Admittedly this is a difficult question. Attitude of United States seems lukewarm, as witness their refusal to give Thailand economic assistance or military equipment.
(a) We adhere to our decision of yesterday (telegram 763)  namely that if Japanese armed threat against Kra Isthmus is definitely established, it would be advisable to follow advice of competent military authority and, subject to conditions mentioned in our telegram, to occupy the region referred to;
(b) The principle of that decision is that, in the opinion of the competent military authority, the strategic defence of Malaya does require such an occupation;
(c) In the event of the Thais resisting Japanese aggression elsewhere in Thailand and appealing to us to assist, our refusal to assist would undoubtedly have a very bad effect upon world opinion. On the other hand, our physical resources are limited and at present we do not see how we could intervene effectively except in Kra Isthmus to the limited extent already mentioned;
(d) The conclusion is that with regard to Thailand, except in the case of Kra Isthmus, regarded as an integral portion of the defence of North Malaya, we should not give armed support except with the assurance of United States active co-operation.
It is true that the decision to occupy Thailand territory in the Kra Isthmus may well lead to war with Japan and perhaps Thailand also, but the risk of this may fairly be run in view of the strategic considerations.
(3) Japanese attack against Russia.
The position of Russia is a special one because of British-Russian alliance , and because Japan is an active Axis power. In event of Japanese attack against Eastern Siberia, our view-already expressed in 714 to Secretary of State 41S that there should be a declaration of war by Britain against Japan. Public opinion would not tolerate anything less. We think Russia should be informed that question has arisen, and should be asked to undertake that, if we are involved in war against Japan in the Pacific due to southward aggression, Russia will consider herself at war with Japan. Such a reciprocal arrangement, if suitably notified to Japan, should in itself be a valuable deterrent against Japanese aggression.
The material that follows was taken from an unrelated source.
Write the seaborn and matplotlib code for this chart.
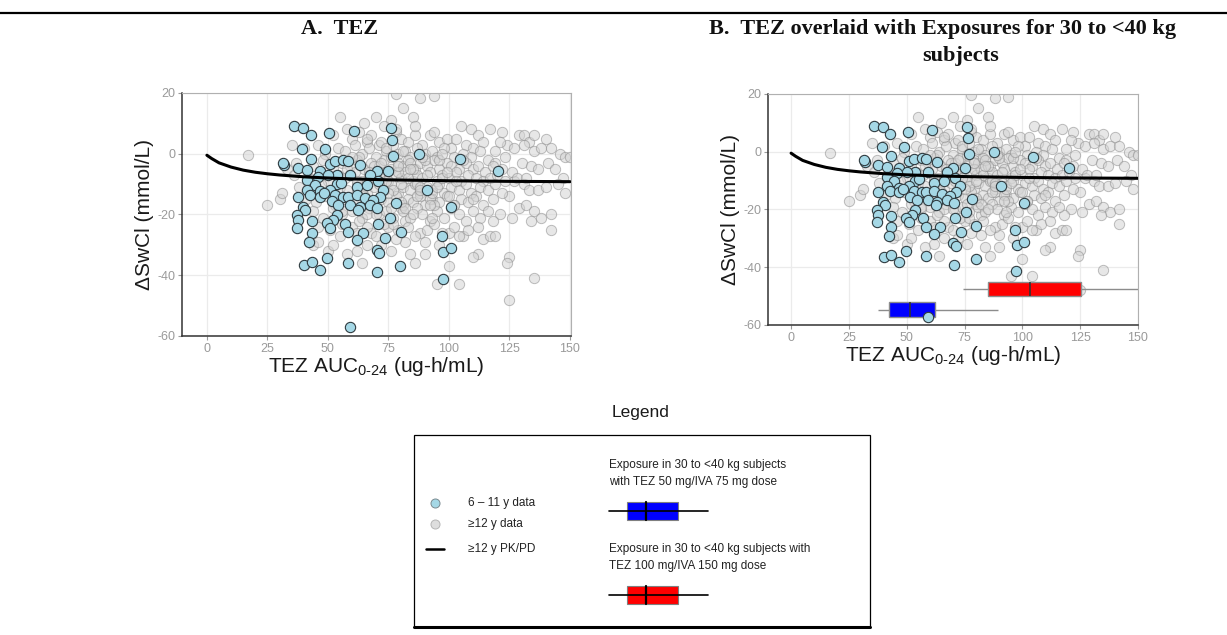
import matplotlib
matplotlib.use("Agg")
import matplotlib.pyplot as plt
from matplotlib.patches import Rectangle
from matplotlib.lines import Line2D
import numpy as np
import pandas as pd
import seaborn as sns

blue_x = [36, 39.6, 42.9, 50.5, 60.8, 75.9, 76.3, 39.2, 49, 43, 76.9, 87.8, 104.5, 32, 120.2,
          37.8, 41.3, 46.8, 50.9, 53, 56.4, 58.4, 63.3, 70.2, 75, 67.4, 59.1, 53.6, 50.2, 46,
          41.3, 44.7, 53.6, 61.9, 66, 70.8, 72.9, 50.9, 46.8, 41.3, 37.8, 42.6, 46.8, 53, 56.4,
          58.4, 61.9, 65.3, 71.5, 68.8, 51.6, 54.3, 59.1, 63.3, 67.4, 70.4, 78.3, 39.9, 40.5,
          100.8, 90.8, 37.1, 37.8, 43.3, 53.6, 52.2, 62.6, 75.6, 37.1, 49.5, 50.9, 57.1, 58.4,
          64.6, 70.8, 43.3, 61.9, 73.6, 80.1, 42.2, 97, 70.2, 71.3, 97.7, 100.7, 49.5, 40.3,
          43.3, 46.8, 58.4, 79.8, 70.4, 97.4, 59.1, 31.5, 55.5, 48.5]
blue_y = [9.0, 8.5, 6.3, 6.8, 7.4, 8.5, 4.6, 1.6, 1.6, -1.6, -0.7, -0.2, -1.8, -3.6, -5.6,
          -4.7, -5.3, -5.8, -3.3, -2.5, -2.0, -2.5, -3.7, -5.8, -5.6, -6.9, -6.9, -6.9, -6.9, -7.5,
          -8.6, -10.2, -10.0, -10.8, -10.2, -9.1, -11.9, -11.9, -12.4, -11.9, -14.1, -13.5, -14.1, -13.5, -14.1,
          -14.1, -13.5, -14.6, -14.1, -15.2, -15.7, -16.8, -16.8, -17.4, -16.8, -17.9, -16.3, -17.4, -18.5,
          -17.7, -11.9, -20.1, -21.8, -22.3, -20.1, -21.8, -18.5, -21.0, -24.5, -22.9, -24.5, -23.1, -25.9,
          -26.2, -23.1, -26.2, -28.4, -27.8, -25.8, -29.2, -27.0, -31.6, -32.7, -32.4, -31.1, -34.4, -36.6,
          -35.8, -38.2, -36.0, -37.1, -39.1, -41.2, -57.1, -3.0, -9.5, -12.8]

# observed data, >=12 y (grey)
grey_x = [17, 25, 30, 31, 33, 35, 78, 88, 94, 81, 76, 85, 55, 65, 70,
          105, 109, 112, 117, 122, 129, 131, 133, 135, 140, 124, 127, 131, 135, 138, 142, 146, 148, 150,
          130, 134, 137, 141, 144, 147, 127, 131, 133, 137, 140, 145, 148, 125, 129, 132, 135, 138, 142,
          134, 126, 121, 118, 142, 125, 124, 135, 125, 114, 117, 119, 112, 110, 106, 104, 100, 95, 104,
          100, 96, 90, 90, 86, 84, 82, 88,
          44, 46, 50, 52, 58, 62, 64, 66, 72, 76, 78, 55, 60, 68, 75, 82, 80,
          52, 58, 60, 63, 66, 68, 71, 73, 78, 80, 83, 86, 89, 92, 96, 99, 101, 103, 107, 110, 114, 119, 121,
          40, 46, 49, 54, 57, 61, 64, 67, 70, 74, 77, 79, 82, 84, 87, 90, 93, 95, 98, 102, 106, 109, 113,
          116, 119, 123,
          37, 44, 48, 52, 56, 59, 62, 65, 68, 71, 73, 76, 79, 81, 83, 86, 88, 91, 94, 96, 99, 101, 104,
          107, 110, 112, 115, 118, 122, 126,
          36, 42, 47, 50, 54, 57, 61, 64, 67, 70, 72, 75, 78, 80, 82, 85, 87, 89, 92, 95, 97, 100, 103,
          105, 108, 111, 114, 117, 120, 123, 128, 132,
          38, 43, 47, 51, 55, 58, 62, 66, 69, 73, 76, 79, 81, 84, 86, 88, 91, 93, 96, 98, 101, 104, 107,
          109, 113, 116, 119, 122,
          41, 45, 49, 53, 57, 61, 65, 69, 72, 75, 78, 81, 83, 85, 88, 90, 93, 96, 99, 102, 105, 108, 111,
          114, 118,
          44, 48, 52, 56, 60, 64, 67, 71, 74, 77, 81, 84, 87, 89, 92, 95, 98, 101, 104, 107, 110, 113, 116,
          46, 51, 56, 62, 66, 70, 73, 79, 83, 86, 91, 94, 97, 102, 108, 112,
          63, 69, 74, 77, 84, 87, 92, 97, 72, 80, 85, 90, 66, 79, 93, 76, 82, 88, 71, 94,
          58, 62, 67, 71, 75, 79, 83, 87, 91, 95, 99, 103, 60, 64, 68, 72, 76, 80, 84, 88,
          92, 96, 100, 56, 63, 70, 77, 85, 93, 102, 110, 74, 81, 89, 97, 106, 66, 78, 86, 94]
grey_y = [-0.5, -17, -15, -13, -5, 3, 19.5, 18.5, 19, 15, 11, 12, 12, 10, 12,
          9, 8, 6, 8, 7, 6, 6, 4, 6, 5, 3, 2, 3, 1, 2, 2, 0, -1, -1,
          -3, -4, -5, -3, -5, -8, -9, -10, -12, -12, -11, -10, -13, -14, -18, -17, -19, -21, -20,
          -22, -21, -20, -22, -25, -34, -36, -41, -48, -28, -27, -27, -33, -34, -27, -27, -37, -43, -43,
          -26, -30, -33, -29, -36, -33, -29, -26,
          -30, -29, -32, -30, -33, -32, -36, -30, -30, -32, -28, -27, -24, -26, -24, -22, -18,
          6, 8, 5, 7, 4, 6, 3, 9, 7, 5, 4, 6, 3, 6, 4, 5, 2, 5, 3, 2, 4, 1, 4,
          2, 3, 0, 2, 1, 3, 0, 2, -1, 1, 3, 0, 1, -1, 2, 0, 1, -1, 2, -1, 0, -1, 1,
          -2, -3, -1,
          -3, -4, -2, -5, -3, -4, -2, -5, -3, -4, -2, -5, -3, -4, -2, -5, -3, -4, -2, -5, -3, -4, -5,
          -3, -5, -4, -6, -4, -5, -6,
          -7, -8, -6, -9, -7, -8, -6, -9, -7, -8, -6, -9, -7, -8, -6, -9, -7, -8, -6, -9, -7, -8, -6,
          -9, -7, -8, -9, -8, -7, -9, -8, -8,
          -11, -12, -10, -13, -11, -12, -10, -13, -11, -12, -10, -13, -11, -12, -10, -13, -11, -12, -10,
          -13, -11, -12, -10, -13, -11, -12, -10, -13,
          -15, -16, -14, -17, -15, -16, -14, -17, -15, -16, -14, -17, -15, -16, -14, -17, -15, -16, -14,
          -17, -15, -16, -14, -17, -15,
          -19, -21, -18, -20, -19, -21, -18, -20, -19, -21, -19, -21, -18, -20, -22, -19, -21, -18, -20,
          -22, -19, -21, -19,
          -24, -25, -23, -26, -24, -27, -23, -25, -24, -27, -25, -23, -26, -24, -25, -24,
          -1, -4, -9, -12, -3, -10, -15, -8, 4, -16, -5, -2, -20, -6, -13, -1, -18, -11, -7, -17,
          -5, -9, -6, -10, -13, -4, -8, -14, -7, -11, -6, -9, -1, -12, -16, -3, -18, -10, -5, -12,
          -17, -2, -14, -19, -22, -20, -23, -20, -21, -17, -15, 2, 1, -1, 0, -2, 5, 8, 9, 7]

# >=12 y PK/PD model curve
pkpd_x = [0, 2, 5, 10, 15, 20, 25, 30, 40, 50, 60, 75, 100, 125, 150]
pkpd_y = [-0.5, -1.6, -3.0, -4.4, -5.4, -6.1, -6.6, -7.0, -7.6, -8.0, -8.3, -8.6, -8.9, -9.1, -9.2]

# simulated exposure in 30 to <40 kg subjects (whisker low, Q1, median, Q3, whisker high)
dose_labels = ["TEZ 50 mg/IVA 75 mg", "TEZ 100 mg/IVA 150 mg"]
dose_level = [-54.7, -47.5]
dose_auc = [[37.4, 42.4, 51.4, 62.2, 89.5], [74.4, 85.2, 103.5, 125.2, 160.0]]
dose_colors = ["#0000ff", "#ff0000"]

sns.set_theme(style="whitegrid")
plt.rcParams["font.family"] = ["Liberation Sans", "DejaVu Sans"]
plt.rcParams["mathtext.fontset"] = "custom"
plt.rcParams["mathtext.rm"] = "Liberation Sans"
plt.rcParams["mathtext.it"] = "Liberation Sans:italic"
plt.rcParams["axes.unicode_minus"] = False

grey_df = pd.DataFrame({"auc": grey_x, "dswcl": grey_y})
blue_df = pd.DataFrame({"auc": blue_x, "dswcl": blue_y})
pkpd_df = pd.DataFrame({"auc": pkpd_x, "dswcl": pkpd_y})
box_df = pd.DataFrame(
    [(a, lvl, lab) for lab, lvl, vals in zip(dose_labels, dose_level, dose_auc) for a in vals],
    columns=["auc", "level", "dose"],
)

fig = plt.figure(figsize=(12.27, 6.35), dpi=100)
ax_a = fig.add_axes([0.1483, 0.4709, 0.3170, 0.3827])
ax_b = fig.add_axes([0.6259, 0.4882, 0.3015, 0.3638])


def style_panel(ax, xlim):
    ax.set_xlim(*xlim)
    ax.set_ylim(-60, 20)
    ax.set_xticks([0, 25, 50, 75, 100, 125, 150])
    ax.set_yticks([-60, -40, -20, 0, 20])
    ax.grid(True, color="#ebebeb", linewidth=0.9)
    ax.set_axisbelow(True)
    ax.set_facecolor("white")
    for side in ["top", "right"]:
        ax.spines[side].set_color("#b0b0b0")
        ax.spines[side].set_linewidth(0.8)
    for side in ["left", "bottom"]:
        ax.spines[side].set_color("#333333")
        ax.spines[side].set_linewidth(1.1)
    ax.tick_params(axis="both", labelsize=9, labelcolor="#9a9a9a", color="#9a9a9a",
                   length=3, width=0.8, pad=2, bottom=True, left=True)
    ax.set_xlabel(r"TEZ AUC$_{\mathrm{0\text{-}24}}$ (ug-h/mL)", fontsize=15, labelpad=0, color="#1a1a1a")
    ax.set_ylabel("ΔSwCl (mmol/L)", fontsize=15, labelpad=2, color="#1a1a1a")


def scatter_layers(ax, with_boxes):
    sns.scatterplot(data=grey_df, x="auc", y="dswcl", ax=ax, s=55, color="#d4d4d4",
                    edgecolor="#8a8a8a", linewidth=0.7, alpha=0.55, zorder=2)
    if with_boxes:
        sns.boxplot(data=box_df, x="auc", y="level", hue="dose", orient="y", native_scale=True,
                    palette=dict(zip(dose_labels, dose_colors)), width=0.7, whis=10,
                    showfliers=False, showcaps=False, dodge=False, legend=False, saturation=1, ax=ax,
                    linecolor="#8c8c8c", linewidth=1.0,
                    medianprops=dict(color="#333333", linewidth=1.2), zorder=3)
    sns.scatterplot(data=blue_df, x="auc", y="dswcl", ax=ax, s=55, color="#a5d8e6",
                    edgecolor="#2f3b40", linewidth=0.8, zorder=4)
    sns.lineplot(data=pkpd_df, x="auc", y="dswcl", ax=ax, color="black", linewidth=2.2, zorder=5)


scatter_layers(ax_a, False)
style_panel(ax_a, (-10.3, 150.4))
scatter_layers(ax_b, True)
style_panel(ax_b, (-10, 150))

# titles
title_font = dict(family=["Liberation Serif", "DejaVu Serif"], fontsize=16, fontweight="bold", color="#111111")
fig.text(340 / 1227, 1 - 29 / 635, "A.  TEZ", ha="center", va="center", **title_font)
fig.text(943 / 1227, 1 - 29 / 635, "B.  TEZ overlaid with Exposures for 30 to <40 kg", ha="center", va="center",
         **title_font)
fig.text(961 / 1227, 1 - 56 / 635, "subjects", ha="center", va="center", **title_font)
fig.add_artist(Line2D([0, 1], [1 - 13 / 635, 1 - 13 / 635], color="black", linewidth=1.6))

# legend panel
W, H = 1227, 635


def fx(px):
    return px / W


def fy(py):
    return 1 - py / H


fig.text(fx(641), fy(413), "Legend", ha="center", va="center", fontsize=12.5, color="#1a1a1a")
fig.add_artist(Rectangle((fx(414), fy(627)), fx(870) - fx(414), fy(435) - fy(627), fill=False,
                         edgecolor="black", linewidth=0.9))
fig.add_artist(Line2D([fx(414), fx(870)], [fy(627), fy(627)], color="black", linewidth=2.2))

fig.add_artist(Line2D([fx(435)], [fy(503)], marker="o", markersize=6.5, markerfacecolor="#a5d8e6",
                      markeredgecolor="#7a8a90", markeredgewidth=0.7, linestyle="none"))
fig.add_artist(Line2D([fx(435)], [fy(524)], marker="o", markersize=6.5, markerfacecolor="#dedede",
                      markeredgecolor="#b5b5b5", markeredgewidth=0.7, linestyle="none"))
fig.add_artist(Line2D([fx(426), fx(444)], [fy(549), fy(549)], color="black", linewidth=1.8))
leg_txt = dict(fontsize=8.5, color="#222222", va="center", ha="left")
fig.text(fx(468), fy(503), "6 – 11 y data", **leg_txt)
fig.text(fx(468), fy(524), "≥12 y data", **leg_txt)
fig.text(fx(468), fy(549), "≥12 y PK/PD", **leg_txt)

fig.text(fx(609), fy(465), "Exposure in 30 to <40 kg subjects", **leg_txt)
fig.text(fx(609), fy(482), "with TEZ 50 mg/IVA 75 mg dose", **leg_txt)
fig.text(fx(609), fy(549), "Exposure in 30 to <40 kg subjects with", **leg_txt)
fig.text(fx(609), fy(566), "TEZ 100 mg/IVA 150 mg dose", **leg_txt)

for cy, col in [(511, dose_colors[0]), (595, dose_colors[1])]:
    fig.add_artist(Line2D([fx(609), fx(708)], [fy(cy), fy(cy)], color="black", linewidth=1.2))
    fig.add_artist(Rectangle((fx(627), fy(cy + 9)), fx(678) - fx(627), fy(cy - 9) - fy(cy + 9),
                             facecolor=col, edgecolor="#7f7f7f", linewidth=0.8))
    fig.add_artist(Line2D([fx(646), fx(646)], [fy(cy + 9), fy(cy - 9)], color="black", linewidth=1.6))

fig.savefig("out.png", dpi=100)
The first part of this paragraph should be contingent on the second part.
(4) Japanese attack against Netherlands East Indies.
For twelve months the Netherlands Government has been pressing for a British declaration of automatic armed support in case of Japanese attack on N.E.I. Australia feels very strongly that we should at once give such an assurance of armed support and do so irrespective of United States attitude. In return we should seek a definite commitment from the Netherlands that if we are at war with Japan as a result of Japanese aggression in the Pacific, the Netherlands Government will also be at war with Japan. Here, as in the case of Russia, the bargain should be reciprocal.
(5) Portuguese Timor.
It is essential that in the event of Japanese attack on this territory, Britain should declare war irrespective of United States attitude. Portuguese Timor is the entrance door to Australia. Secretary of State's message 766  suggests that Portugal expects declaration from us and that she on her part is willing, within her very limited powers, to resist Japan and declare war upon her. We think a definite understanding with Portugal should now be negotiated upon this footing.
As we have asked, a decision should now be taken in relation to five above types of aggression. Of course, such decision will itself be subject to alteration in the event of change in international or strategic situation.